Согласие было восстановлено, и мы даже поселились с Карменом вместе в одном номере «Гранд-отеля» в центре города. Впрочем, ненадолго: вскоре я обнаружил, что живу не в обыкновенном гостиничном номере, а в некоем оперативном пункте, где то и дело появляются и вновь исчезают взмыленные кинооператоры и фоторепортеры, управляемые твердой рукой Римы Кармена. Сигаретный и трубочный дым днем и ночью висел в воздухе. И через пару дней, не встречая со стороны Кармена ни малейшего сопротивления, я съехал от него и объединился в одном номере с милейшим и, главное, как и я, некурящим, известным украинским писателем Юрием Яновским, с которым мы прожили в мире и согласии все нюрнбергские дни.
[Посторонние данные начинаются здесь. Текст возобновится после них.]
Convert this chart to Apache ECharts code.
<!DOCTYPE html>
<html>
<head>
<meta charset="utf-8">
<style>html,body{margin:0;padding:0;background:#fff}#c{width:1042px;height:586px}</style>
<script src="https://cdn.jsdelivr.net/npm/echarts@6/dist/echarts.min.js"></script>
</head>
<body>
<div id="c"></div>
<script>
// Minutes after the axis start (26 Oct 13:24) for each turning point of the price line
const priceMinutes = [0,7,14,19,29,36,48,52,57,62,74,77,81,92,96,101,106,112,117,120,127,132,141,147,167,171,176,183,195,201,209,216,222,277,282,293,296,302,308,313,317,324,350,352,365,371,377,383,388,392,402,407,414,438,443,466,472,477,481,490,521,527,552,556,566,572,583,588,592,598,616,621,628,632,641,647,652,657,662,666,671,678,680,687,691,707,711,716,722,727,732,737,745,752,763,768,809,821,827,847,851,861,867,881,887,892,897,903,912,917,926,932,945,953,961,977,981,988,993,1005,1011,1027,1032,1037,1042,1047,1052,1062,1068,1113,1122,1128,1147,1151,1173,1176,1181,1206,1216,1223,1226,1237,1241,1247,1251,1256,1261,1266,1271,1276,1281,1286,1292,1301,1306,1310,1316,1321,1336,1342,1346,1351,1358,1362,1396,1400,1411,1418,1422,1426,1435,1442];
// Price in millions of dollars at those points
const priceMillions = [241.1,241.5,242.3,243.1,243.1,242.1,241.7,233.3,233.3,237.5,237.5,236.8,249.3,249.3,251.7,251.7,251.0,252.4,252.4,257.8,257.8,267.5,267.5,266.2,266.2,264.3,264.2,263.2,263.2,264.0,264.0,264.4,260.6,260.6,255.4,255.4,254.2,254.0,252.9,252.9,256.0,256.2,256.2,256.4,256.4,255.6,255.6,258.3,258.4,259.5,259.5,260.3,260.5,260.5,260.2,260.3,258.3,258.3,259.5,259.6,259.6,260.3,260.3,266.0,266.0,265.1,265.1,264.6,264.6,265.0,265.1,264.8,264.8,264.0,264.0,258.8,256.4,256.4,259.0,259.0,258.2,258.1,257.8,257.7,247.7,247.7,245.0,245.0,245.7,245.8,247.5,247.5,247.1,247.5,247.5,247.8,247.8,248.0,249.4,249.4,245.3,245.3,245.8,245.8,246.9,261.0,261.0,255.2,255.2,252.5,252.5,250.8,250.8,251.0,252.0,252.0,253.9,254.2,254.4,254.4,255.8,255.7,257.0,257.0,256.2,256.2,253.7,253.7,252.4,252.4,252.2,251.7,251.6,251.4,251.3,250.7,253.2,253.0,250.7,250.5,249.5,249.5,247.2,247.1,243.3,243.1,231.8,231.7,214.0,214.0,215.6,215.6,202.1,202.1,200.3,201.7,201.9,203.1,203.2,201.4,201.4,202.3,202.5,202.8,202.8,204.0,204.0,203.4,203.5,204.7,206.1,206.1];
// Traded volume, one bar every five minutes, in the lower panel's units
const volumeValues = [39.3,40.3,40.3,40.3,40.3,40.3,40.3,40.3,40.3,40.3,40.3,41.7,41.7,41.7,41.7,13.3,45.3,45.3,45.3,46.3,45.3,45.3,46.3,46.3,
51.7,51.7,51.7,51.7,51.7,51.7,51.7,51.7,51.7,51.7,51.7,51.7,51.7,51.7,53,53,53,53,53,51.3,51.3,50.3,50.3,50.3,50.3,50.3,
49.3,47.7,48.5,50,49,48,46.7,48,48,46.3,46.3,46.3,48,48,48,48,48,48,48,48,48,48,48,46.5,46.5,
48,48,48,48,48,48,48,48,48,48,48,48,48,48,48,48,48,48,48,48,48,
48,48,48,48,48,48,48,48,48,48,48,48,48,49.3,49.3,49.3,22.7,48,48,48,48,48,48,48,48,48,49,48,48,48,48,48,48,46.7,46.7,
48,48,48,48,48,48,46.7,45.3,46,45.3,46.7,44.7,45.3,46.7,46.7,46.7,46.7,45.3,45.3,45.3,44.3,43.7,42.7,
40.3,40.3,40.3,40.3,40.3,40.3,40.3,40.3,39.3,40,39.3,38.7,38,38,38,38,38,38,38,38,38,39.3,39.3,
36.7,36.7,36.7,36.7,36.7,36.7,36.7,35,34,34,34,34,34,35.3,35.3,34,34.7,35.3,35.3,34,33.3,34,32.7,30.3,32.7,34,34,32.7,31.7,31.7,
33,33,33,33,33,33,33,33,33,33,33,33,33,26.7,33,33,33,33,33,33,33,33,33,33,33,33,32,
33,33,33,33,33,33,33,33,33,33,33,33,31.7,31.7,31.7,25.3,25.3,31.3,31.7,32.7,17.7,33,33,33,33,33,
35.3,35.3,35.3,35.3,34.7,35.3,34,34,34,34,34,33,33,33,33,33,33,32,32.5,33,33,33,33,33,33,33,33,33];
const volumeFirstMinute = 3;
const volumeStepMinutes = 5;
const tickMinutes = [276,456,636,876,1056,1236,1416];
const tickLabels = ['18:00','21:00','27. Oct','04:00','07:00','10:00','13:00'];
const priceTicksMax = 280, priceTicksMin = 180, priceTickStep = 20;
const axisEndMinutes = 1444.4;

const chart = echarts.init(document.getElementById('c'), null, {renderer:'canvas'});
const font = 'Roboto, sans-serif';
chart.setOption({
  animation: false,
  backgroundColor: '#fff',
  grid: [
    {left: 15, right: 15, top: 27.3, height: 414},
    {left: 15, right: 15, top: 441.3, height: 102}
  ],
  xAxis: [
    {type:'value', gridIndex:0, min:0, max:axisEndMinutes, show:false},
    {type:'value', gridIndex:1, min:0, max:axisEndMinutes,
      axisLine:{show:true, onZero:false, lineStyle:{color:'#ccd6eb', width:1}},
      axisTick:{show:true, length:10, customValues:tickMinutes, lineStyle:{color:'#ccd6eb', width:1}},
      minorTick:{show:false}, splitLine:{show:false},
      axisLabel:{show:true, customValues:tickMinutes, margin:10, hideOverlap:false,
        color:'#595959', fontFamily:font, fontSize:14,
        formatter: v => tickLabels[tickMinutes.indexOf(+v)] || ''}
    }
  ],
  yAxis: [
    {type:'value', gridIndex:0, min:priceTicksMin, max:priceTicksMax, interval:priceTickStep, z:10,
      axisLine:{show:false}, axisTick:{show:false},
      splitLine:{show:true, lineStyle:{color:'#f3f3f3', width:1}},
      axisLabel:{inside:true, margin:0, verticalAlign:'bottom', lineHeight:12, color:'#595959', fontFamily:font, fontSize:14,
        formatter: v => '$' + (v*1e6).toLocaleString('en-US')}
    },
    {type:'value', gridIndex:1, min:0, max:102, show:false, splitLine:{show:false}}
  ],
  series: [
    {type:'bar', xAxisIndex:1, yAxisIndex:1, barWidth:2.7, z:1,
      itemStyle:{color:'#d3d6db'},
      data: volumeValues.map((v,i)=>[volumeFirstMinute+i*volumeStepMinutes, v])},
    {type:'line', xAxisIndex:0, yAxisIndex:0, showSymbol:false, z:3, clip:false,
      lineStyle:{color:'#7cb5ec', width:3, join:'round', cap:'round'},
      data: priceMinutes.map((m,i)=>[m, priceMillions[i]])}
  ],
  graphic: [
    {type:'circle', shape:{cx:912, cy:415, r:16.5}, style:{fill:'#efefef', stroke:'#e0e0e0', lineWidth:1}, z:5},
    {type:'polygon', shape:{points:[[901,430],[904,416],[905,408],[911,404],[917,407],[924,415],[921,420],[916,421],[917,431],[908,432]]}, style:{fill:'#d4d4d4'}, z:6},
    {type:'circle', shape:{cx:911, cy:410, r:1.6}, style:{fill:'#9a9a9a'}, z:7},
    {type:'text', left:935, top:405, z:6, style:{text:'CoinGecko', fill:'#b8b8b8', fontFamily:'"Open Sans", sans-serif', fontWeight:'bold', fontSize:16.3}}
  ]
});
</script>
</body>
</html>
…Я общался с Карменом и в последущие годы. Его мастерство и опыт, так же как и известность, неуклонно росли, ширились масштабы его деятельности. Один за другим выходили в свет его фильмы, а также книги путевых очерков и впечатлений. Мы теперь редко с ним встречались, но как-то столкнулись, в период, когда он работал над фильмом «Сердце Корвалана».
— А знаешь, Рима, — сказал я ему, — в твоей группе работает оператором мой внук, Витя. Как он там? Не жалуешься на него?
— Витя? Да, есть такой. Неплохо работает. Подожди! Так это твой внук? Боже мой! Взрослый внук Бори Ефимова работает у меня оператором! С ума сойти! Какие же мы с тобой старые… А кстати, что твой Витя говорит о своей работе?
— Говорит, что очень доволен, потому что проходит у тебя хорошую школу.
— Что ж, правильно говорит, — засмеялся Кармен, — хотя, я знаю, трудно со мной работать. Я ведь, Боря, беспощаден к себе и от других требую того же.